+++ RECORDED INFORMATION

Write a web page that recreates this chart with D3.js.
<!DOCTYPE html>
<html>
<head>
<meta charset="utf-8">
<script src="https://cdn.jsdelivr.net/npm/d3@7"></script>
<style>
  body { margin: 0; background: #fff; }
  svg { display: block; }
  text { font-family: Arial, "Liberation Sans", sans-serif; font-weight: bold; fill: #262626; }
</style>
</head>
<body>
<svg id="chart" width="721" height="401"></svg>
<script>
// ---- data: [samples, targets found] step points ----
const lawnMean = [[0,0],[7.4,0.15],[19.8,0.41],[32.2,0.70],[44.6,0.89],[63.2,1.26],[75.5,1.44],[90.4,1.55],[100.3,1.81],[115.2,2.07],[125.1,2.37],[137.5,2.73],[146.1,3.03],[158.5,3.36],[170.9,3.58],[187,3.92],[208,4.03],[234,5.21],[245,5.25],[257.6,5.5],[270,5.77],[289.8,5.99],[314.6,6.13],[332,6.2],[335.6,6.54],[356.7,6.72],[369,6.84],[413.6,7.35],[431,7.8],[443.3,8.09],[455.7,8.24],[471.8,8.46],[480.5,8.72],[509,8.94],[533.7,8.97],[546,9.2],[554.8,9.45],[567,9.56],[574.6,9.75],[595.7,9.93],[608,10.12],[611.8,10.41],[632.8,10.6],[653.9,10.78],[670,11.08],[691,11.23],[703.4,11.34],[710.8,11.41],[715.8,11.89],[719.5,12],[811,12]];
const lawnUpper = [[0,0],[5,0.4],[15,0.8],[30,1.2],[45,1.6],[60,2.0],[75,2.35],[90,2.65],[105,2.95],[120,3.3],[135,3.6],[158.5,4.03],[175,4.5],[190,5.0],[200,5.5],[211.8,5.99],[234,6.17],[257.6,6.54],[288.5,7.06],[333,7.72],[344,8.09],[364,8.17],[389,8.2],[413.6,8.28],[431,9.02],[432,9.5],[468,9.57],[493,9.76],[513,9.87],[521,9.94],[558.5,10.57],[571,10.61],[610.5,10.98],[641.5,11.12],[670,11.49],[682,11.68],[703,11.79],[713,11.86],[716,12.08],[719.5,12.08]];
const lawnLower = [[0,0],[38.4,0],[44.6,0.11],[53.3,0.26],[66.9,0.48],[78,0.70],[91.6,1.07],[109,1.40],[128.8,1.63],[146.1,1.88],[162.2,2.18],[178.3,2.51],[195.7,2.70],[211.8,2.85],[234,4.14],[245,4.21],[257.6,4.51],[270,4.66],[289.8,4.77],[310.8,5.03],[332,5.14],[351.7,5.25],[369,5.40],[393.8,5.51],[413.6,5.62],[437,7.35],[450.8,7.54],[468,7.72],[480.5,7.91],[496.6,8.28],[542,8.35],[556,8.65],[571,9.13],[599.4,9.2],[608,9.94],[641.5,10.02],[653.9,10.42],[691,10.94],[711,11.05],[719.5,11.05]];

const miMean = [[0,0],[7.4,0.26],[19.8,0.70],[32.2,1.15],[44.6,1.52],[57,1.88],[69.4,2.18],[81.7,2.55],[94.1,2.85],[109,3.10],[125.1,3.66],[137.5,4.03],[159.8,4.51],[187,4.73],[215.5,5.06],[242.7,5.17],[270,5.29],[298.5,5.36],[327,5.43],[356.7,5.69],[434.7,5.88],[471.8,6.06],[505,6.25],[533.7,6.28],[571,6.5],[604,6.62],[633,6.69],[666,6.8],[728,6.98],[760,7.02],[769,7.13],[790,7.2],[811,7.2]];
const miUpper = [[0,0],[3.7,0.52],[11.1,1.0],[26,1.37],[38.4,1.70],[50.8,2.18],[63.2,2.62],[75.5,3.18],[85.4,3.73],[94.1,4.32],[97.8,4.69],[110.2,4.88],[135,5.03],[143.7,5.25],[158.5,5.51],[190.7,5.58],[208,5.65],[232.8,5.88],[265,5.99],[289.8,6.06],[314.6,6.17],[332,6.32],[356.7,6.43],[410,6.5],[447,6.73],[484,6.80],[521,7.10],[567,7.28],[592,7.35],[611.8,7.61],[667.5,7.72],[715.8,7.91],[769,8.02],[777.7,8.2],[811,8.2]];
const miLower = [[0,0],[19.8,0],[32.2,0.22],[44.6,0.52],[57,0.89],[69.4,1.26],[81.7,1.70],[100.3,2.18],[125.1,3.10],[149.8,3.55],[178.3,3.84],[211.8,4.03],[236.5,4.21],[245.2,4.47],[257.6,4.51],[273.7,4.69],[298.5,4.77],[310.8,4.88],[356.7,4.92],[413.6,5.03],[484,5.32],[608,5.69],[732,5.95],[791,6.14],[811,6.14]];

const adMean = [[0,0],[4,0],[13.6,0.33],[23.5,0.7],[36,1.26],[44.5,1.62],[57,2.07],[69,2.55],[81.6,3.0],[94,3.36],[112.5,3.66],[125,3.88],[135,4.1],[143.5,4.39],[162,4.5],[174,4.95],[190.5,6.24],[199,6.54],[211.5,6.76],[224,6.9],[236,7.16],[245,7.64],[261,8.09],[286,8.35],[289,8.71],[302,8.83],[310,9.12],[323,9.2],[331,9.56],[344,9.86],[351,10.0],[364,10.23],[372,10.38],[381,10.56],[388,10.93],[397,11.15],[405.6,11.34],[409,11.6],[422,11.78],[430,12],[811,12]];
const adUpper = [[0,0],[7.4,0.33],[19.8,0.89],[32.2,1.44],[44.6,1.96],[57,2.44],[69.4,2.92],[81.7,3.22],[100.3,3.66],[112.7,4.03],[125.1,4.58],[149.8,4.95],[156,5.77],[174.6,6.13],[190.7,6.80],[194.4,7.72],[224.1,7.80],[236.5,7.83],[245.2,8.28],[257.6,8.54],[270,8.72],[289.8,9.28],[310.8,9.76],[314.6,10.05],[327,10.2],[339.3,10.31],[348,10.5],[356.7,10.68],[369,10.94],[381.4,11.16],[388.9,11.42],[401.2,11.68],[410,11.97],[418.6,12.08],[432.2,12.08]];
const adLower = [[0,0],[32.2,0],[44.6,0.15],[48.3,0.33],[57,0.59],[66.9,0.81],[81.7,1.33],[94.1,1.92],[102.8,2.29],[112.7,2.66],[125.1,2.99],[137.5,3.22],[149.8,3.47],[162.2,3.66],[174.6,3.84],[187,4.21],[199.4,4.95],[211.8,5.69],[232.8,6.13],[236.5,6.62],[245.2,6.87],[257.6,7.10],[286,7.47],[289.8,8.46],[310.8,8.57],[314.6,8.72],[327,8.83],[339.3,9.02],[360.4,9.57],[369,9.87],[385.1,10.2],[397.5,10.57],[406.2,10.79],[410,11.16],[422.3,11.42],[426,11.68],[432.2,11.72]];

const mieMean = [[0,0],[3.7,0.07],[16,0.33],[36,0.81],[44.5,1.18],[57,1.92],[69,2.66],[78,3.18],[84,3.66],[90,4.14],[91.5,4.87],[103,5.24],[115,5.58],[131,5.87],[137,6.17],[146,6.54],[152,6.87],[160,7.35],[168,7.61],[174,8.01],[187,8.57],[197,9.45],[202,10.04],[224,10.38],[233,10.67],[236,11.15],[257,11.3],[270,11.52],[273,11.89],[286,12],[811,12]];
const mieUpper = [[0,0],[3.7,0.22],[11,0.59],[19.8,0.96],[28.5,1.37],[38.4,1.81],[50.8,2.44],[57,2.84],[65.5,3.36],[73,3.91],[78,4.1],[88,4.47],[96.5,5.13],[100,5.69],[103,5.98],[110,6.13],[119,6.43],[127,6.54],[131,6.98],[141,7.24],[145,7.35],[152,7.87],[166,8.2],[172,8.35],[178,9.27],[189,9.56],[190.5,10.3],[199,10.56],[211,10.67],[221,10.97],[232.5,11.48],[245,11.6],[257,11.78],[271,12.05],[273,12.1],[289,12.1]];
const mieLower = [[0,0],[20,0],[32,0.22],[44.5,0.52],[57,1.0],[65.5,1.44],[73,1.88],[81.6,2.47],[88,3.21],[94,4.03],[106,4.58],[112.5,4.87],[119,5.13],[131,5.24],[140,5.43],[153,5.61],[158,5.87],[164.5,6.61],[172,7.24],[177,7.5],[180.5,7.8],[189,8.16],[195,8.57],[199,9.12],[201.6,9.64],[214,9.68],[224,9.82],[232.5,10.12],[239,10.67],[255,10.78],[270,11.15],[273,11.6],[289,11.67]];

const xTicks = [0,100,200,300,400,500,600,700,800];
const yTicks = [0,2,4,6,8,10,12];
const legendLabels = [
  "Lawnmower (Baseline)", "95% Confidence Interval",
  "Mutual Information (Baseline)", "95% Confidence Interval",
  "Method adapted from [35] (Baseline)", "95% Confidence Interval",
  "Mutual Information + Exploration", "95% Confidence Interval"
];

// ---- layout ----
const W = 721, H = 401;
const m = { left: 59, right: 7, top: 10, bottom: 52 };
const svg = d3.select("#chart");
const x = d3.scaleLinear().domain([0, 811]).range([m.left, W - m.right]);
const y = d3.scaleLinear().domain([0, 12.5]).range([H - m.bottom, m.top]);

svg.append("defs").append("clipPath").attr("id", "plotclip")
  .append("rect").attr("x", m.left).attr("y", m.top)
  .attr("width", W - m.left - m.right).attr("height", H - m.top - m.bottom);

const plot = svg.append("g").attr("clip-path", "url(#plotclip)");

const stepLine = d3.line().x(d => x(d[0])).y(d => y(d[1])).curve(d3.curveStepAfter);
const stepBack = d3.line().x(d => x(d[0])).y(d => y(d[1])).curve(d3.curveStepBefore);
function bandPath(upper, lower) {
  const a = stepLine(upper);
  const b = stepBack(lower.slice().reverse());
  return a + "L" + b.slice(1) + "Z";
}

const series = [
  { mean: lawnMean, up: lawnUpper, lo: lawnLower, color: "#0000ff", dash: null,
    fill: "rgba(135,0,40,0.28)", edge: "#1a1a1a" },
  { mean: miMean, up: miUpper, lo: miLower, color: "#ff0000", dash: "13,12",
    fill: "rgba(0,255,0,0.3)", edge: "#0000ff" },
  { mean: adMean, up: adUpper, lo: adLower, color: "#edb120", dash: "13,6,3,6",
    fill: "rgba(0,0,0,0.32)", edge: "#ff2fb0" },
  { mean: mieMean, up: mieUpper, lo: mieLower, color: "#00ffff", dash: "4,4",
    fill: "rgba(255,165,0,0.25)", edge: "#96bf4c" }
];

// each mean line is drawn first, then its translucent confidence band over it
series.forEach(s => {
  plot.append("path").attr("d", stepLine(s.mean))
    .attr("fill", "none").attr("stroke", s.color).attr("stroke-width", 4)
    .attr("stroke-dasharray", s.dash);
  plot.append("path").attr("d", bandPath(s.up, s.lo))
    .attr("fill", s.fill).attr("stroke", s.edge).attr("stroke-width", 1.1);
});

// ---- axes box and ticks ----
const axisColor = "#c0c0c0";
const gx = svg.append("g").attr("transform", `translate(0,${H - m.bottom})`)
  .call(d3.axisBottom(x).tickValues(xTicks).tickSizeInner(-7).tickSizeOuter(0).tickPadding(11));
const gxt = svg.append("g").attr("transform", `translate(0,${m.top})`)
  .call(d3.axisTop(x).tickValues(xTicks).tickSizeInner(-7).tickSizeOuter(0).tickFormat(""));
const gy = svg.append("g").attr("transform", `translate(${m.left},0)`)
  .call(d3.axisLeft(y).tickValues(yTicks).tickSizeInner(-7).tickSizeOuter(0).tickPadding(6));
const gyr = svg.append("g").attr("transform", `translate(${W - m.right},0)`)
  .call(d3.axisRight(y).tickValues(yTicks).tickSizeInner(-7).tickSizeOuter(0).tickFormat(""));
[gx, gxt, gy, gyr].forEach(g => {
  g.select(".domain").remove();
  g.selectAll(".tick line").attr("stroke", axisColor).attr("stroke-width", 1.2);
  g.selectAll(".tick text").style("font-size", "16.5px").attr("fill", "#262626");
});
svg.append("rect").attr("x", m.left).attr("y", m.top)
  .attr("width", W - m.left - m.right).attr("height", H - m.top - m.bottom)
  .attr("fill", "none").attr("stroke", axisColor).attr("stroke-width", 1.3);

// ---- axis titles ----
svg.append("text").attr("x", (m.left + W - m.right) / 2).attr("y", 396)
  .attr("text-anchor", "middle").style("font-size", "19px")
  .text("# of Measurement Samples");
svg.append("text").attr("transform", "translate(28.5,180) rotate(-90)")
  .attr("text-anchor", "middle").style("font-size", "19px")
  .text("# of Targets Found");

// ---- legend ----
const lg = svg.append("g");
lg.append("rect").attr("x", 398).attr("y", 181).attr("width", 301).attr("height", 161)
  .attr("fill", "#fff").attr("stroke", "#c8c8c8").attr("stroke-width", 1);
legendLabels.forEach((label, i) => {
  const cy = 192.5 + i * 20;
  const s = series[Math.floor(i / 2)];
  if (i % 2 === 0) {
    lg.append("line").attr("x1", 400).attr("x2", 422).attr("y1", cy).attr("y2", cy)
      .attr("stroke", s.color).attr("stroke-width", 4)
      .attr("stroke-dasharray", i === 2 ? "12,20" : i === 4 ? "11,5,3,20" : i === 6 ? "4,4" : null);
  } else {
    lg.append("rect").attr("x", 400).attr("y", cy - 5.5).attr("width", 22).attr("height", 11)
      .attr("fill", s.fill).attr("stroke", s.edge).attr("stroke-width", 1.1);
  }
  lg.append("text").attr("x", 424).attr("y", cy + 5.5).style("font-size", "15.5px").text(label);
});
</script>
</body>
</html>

++++++

» EXERCISE DESCRIPTION
Copy each line of the listing that holds the word "chart".

» CORRECT RESPONSE
Write a web page that recreates this chart with D3.js.
<svg id="chart" width="721" height="401"></svg>
const svg = d3.select("#chart");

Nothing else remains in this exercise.